Imam Al-Ghazali pernah memperingatkan: “Keadilan adalah dasar tegaknya dunia. Jika ia runtuh, maka kerusakan akan menjalar, bukan hanya pada hukum, tapi pada ruh manusia itu sendiri.”
Kata-kata ini kini seperti ramalan yang menjadi nyata. Ketika keadilan tak berpihak pada yang lemah, ketika hukum menjadi alat kekuasaan, dan ketika suara kebenaran dibungkam oleh gengsi institusi, kita tengah menyaksikan perlahan-lahan runtuhnya pilar peradaban.
Prof. Mahfud MD, tokoh hukum Indonesia, menegaskan dalam berbagai forum: “Keadilan itu bukan sekadar mematuhi aturan. Ia tentang rasa. Hukum yang kehilangan rasa keadilan, tak ubahnya kekuasaan yang sah secara prosedural tapi cacat secara moral.”
Pernyataan ini relevan melihat maraknya fenomena penegakan hukum yang tidak merata. Terlalu sering hukum berlaku tajam ke bawah namun tumpul ke atas. Di banyak kasus, hukum seakan tunduk pada uang, pada jaringan, pada pengaruh. Dan semua itu terjadi di negeri yang ayat-ayat tentang keadilan dibacakan tiap hari.

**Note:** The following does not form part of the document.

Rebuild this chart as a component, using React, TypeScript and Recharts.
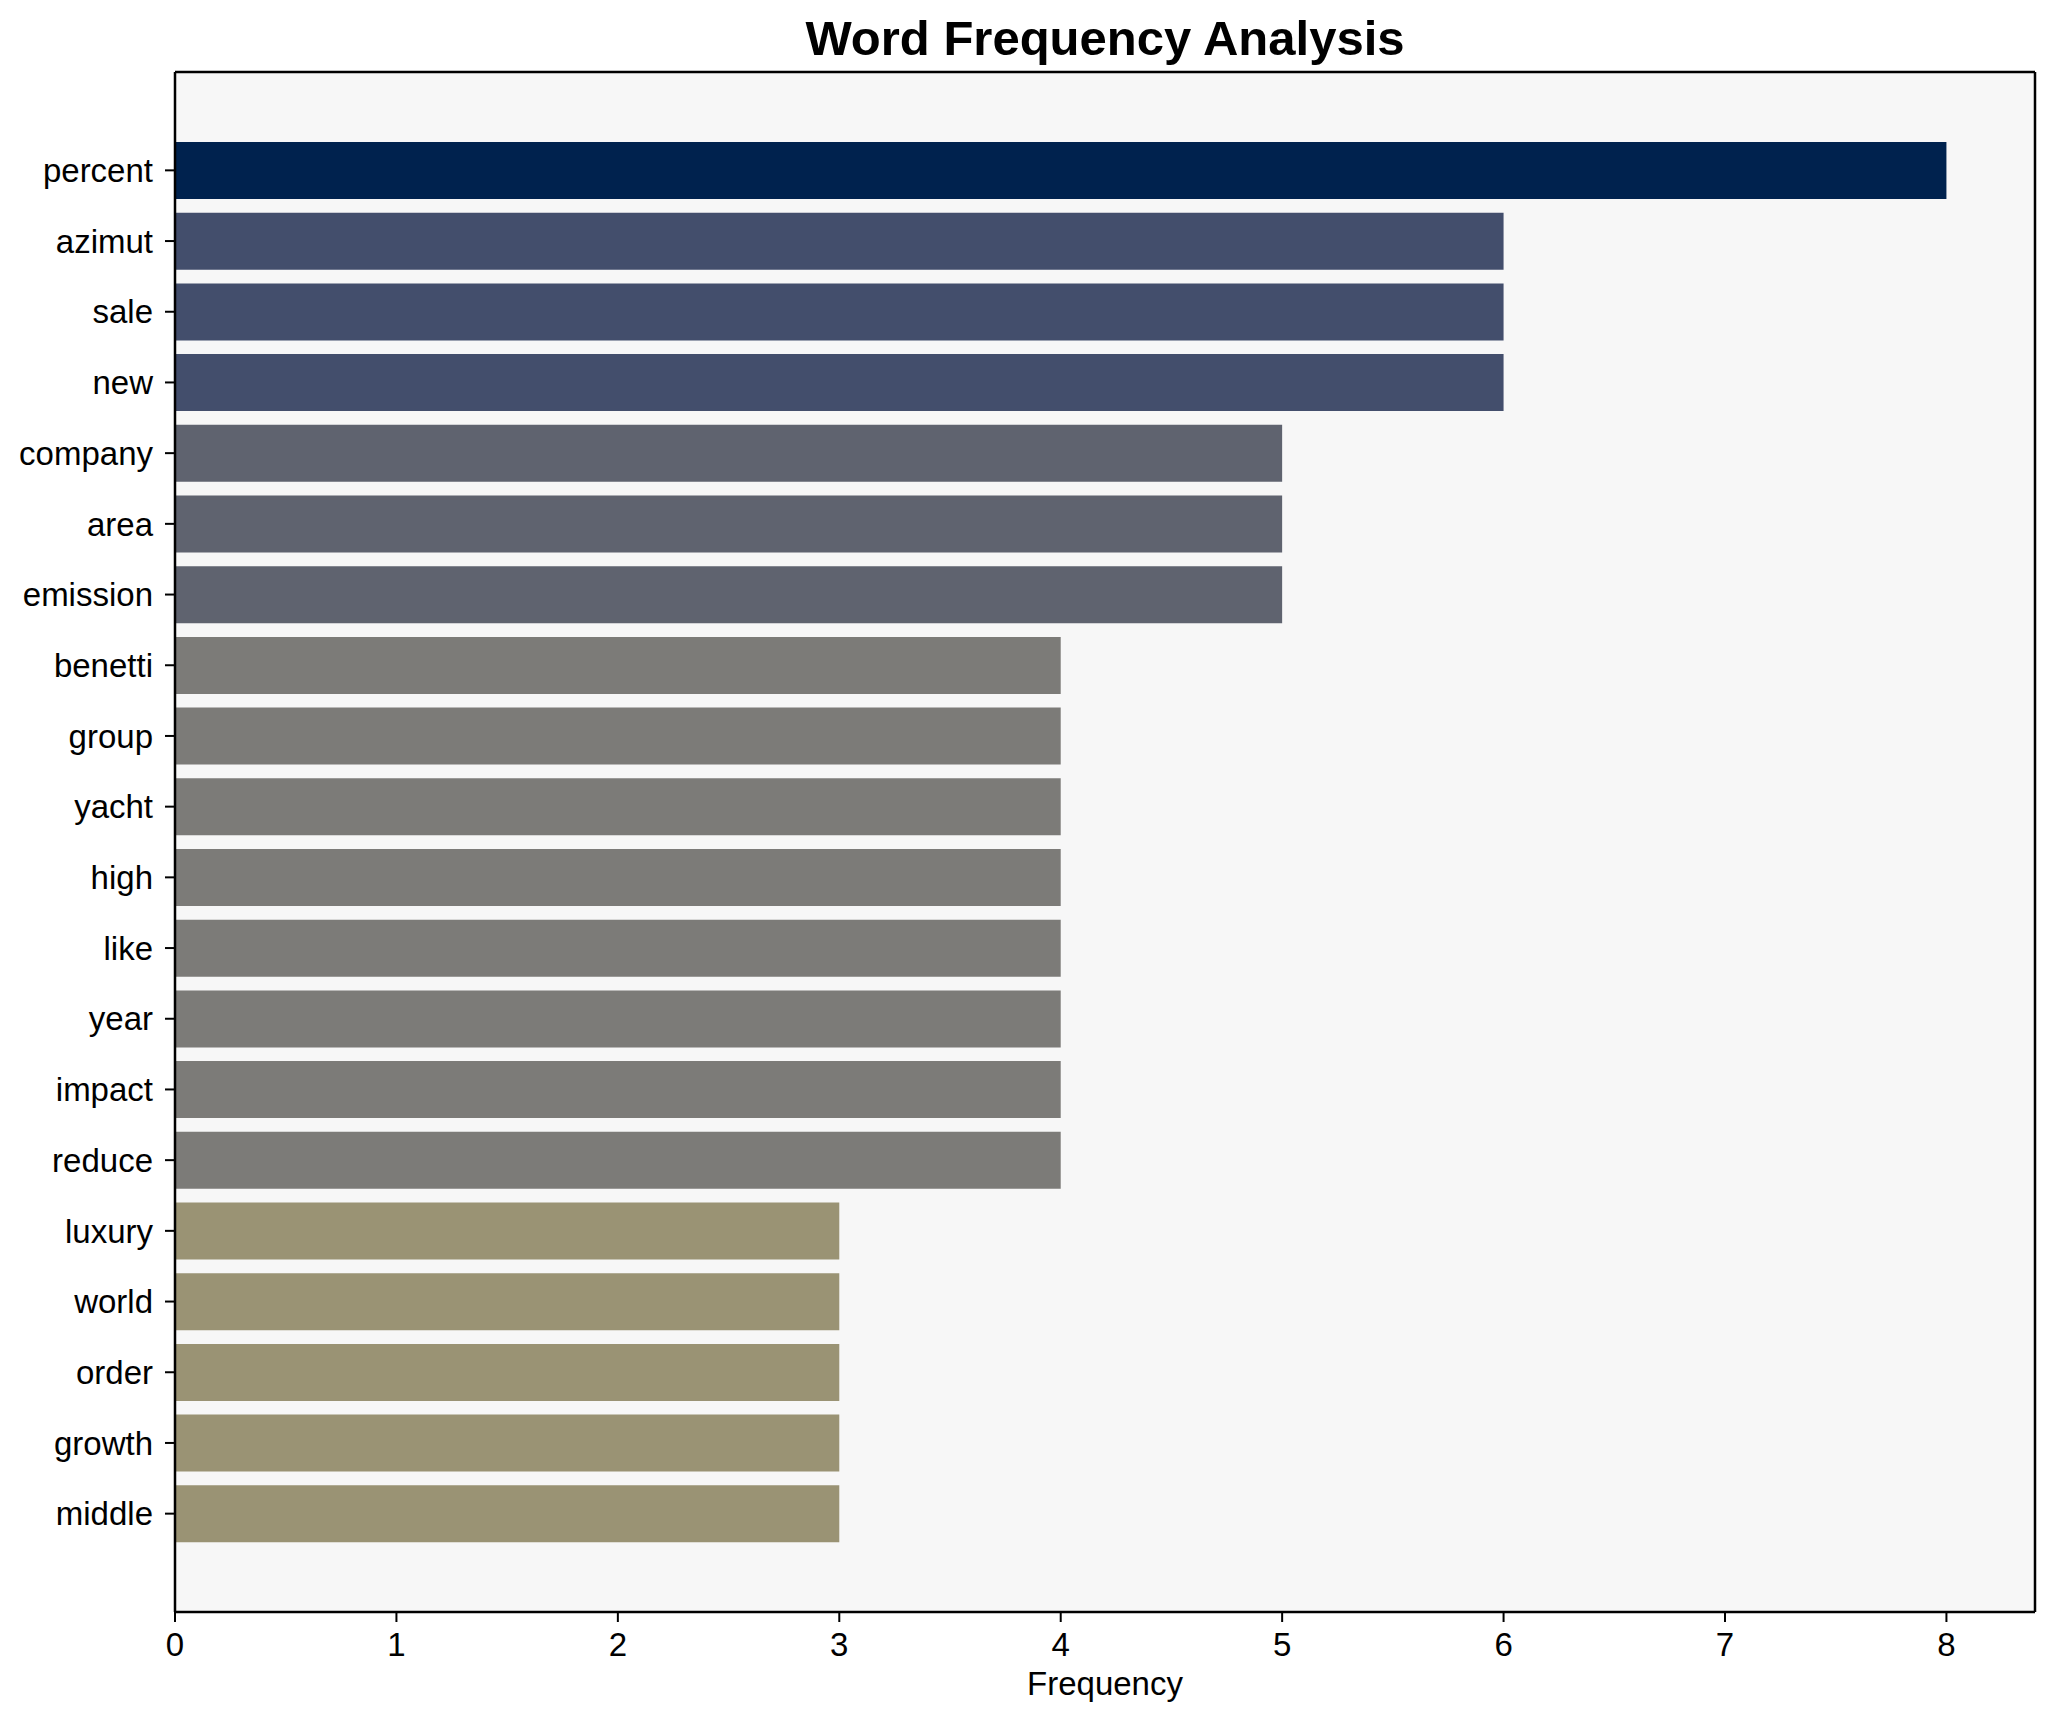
import { Bar, BarChart, CartesianGrid, Cell, XAxis, YAxis } from "recharts";

const WORDS = [
  "percent",
  "azimut",
  "sale",
  "new",
  "company",
  "area",
  "emission",
  "benetti",
  "group",
  "yacht",
  "high",
  "like",
  "year",
  "impact",
  "reduce",
  "luxury",
  "world",
  "order",
  "growth",
  "middle",
];

const COUNTS = [8, 6, 6, 6, 5, 5, 5, 4, 4, 4, 4, 4, 4, 4, 4, 3, 3, 3, 3, 3];

const X_TICKS = [0, 1, 2, 3, 4, 5, 6, 7, 8];

// colour by count (cividis-like shades)
const COUNT_COLORS: Record<number, string> = {
  8: "#00224e",
  6: "#434e6c",
  5: "#5f636f",
  4: "#7c7b78",
  3: "#9a9374",
};

const FONT = "'Liberation Sans', Arial, Helvetica, sans-serif";

const chartData = WORDS.map((word, i) => ({ word, count: COUNTS[i] }));

const tickStyle = { fill: "#000000", fontSize: 33, fontFamily: FONT };

type GridArgs = { offset: { top: number; left: number; width: number; height: number } };

export default function App() {
  return (
    <div style={{ position: "absolute", left: 0, top: 0, width: 2054, height: 1722, background: "#ffffff" }}>
      <div
        style={{
          position: "absolute",
          left: 175,
          top: 14,
          width: 1860,
          textAlign: "center",
          fontFamily: FONT,
          fontWeight: "bold",
          fontSize: 49,
          lineHeight: "49px",
          color: "#000000",
        }}
      >
        Word Frequency Analysis
      </div>
      <BarChart
        width={2054}
        height={1722}
        data={chartData}
        layout="vertical"
        margin={{ top: 72, right: 19, left: 0, bottom: 0 }}
      >
        {/* plot background plus the top and right edges of the frame */}
        <CartesianGrid
          fill="#f7f7f7"
          stroke="#000000"
          strokeWidth={2.5}
          horizontalCoordinatesGenerator={({ offset }: GridArgs) => [offset.top]}
          verticalCoordinatesGenerator={({ offset }: GridArgs) => [offset.left + offset.width]}
        />
        <XAxis
          type="number"
          domain={[0, 8.4]}
          ticks={X_TICKS}
          allowDataOverflow
          height={110}
          tickSize={10}
          tickMargin={11}
          tick={tickStyle}
          axisLine={{ stroke: "#000000", strokeWidth: 2.5 }}
          tickLine={{ stroke: "#000000", strokeWidth: 2 }}
          label={{
            value: "Frequency",
            position: "insideBottom",
            offset: 27,
            style: { fill: "#000000", fontSize: 33, fontFamily: FONT },
          }}
        />
        <YAxis
          type="category"
          dataKey="word"
          width={175}
          padding={{ top: 63, bottom: 63 }}
          tickSize={10}
          tickMargin={12}
          tick={tickStyle}
          interval={0}
          axisLine={{ stroke: "#000000", strokeWidth: 2.5 }}
          tickLine={{ stroke: "#000000", strokeWidth: 2 }}
        />
        <Bar dataKey="count" barSize={57} isAnimationActive={false}>
          {chartData.map((item) => (
            <Cell key={item.word} fill={COUNT_COLORS[item.count]} />
          ))}
        </Bar>
      </BarChart>
    </div>
  );
}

Barangkali inilah yang disebut oleh Buya Hamka sebagai tragedi spiritual: “Jangan hanya pandai mengutip ayat, tapi jadilah ayat yang berjalan.”
Refleksi ini menohok. Kita hidup dalam zaman di mana Al-Qur’an telah dihafal berjilid-jilid, namun belum dijalani sepenuh hati. Ayat keadilan dikutip dalam khutbah dan ceramah, namun tak terlihat di ruang sidang, kantor pemerintah, dan ruang-ruang pengambilan keputusan.
Apakah umat ini sedang kehilangan orientasi? Ataukah kita terlalu nyaman hidup dalam selimut retorika, hingga lupa bahwa Allah tidak hanya memerintahkan membaca, tetapi juga menegakkan?
Sudah saatnya kita berhenti menjadikan ayat sebagai ornamen semata. Kita perlu memulihkan kembali hubungan antara iman dan keadilan, antara ketaatan dan keberanian menegakkan kebenaran, antara agama dan tanggung jawab sosial. Karena tanpa itu semua, agama hanya akan tinggal nama, dan hukum tinggal prosedur yang sunyi.
Dan di tengah mihrab yang hening, kita kembali bertanya dalam hati: “Sudahkah aku menjadi saksi kebenaran karena Allah, atau hanya saksi diam yang takut pada resiko dan kenyataan”? []
Bagindo M. Ishak Fahmi, seniman/budayawan Sumatera Barat.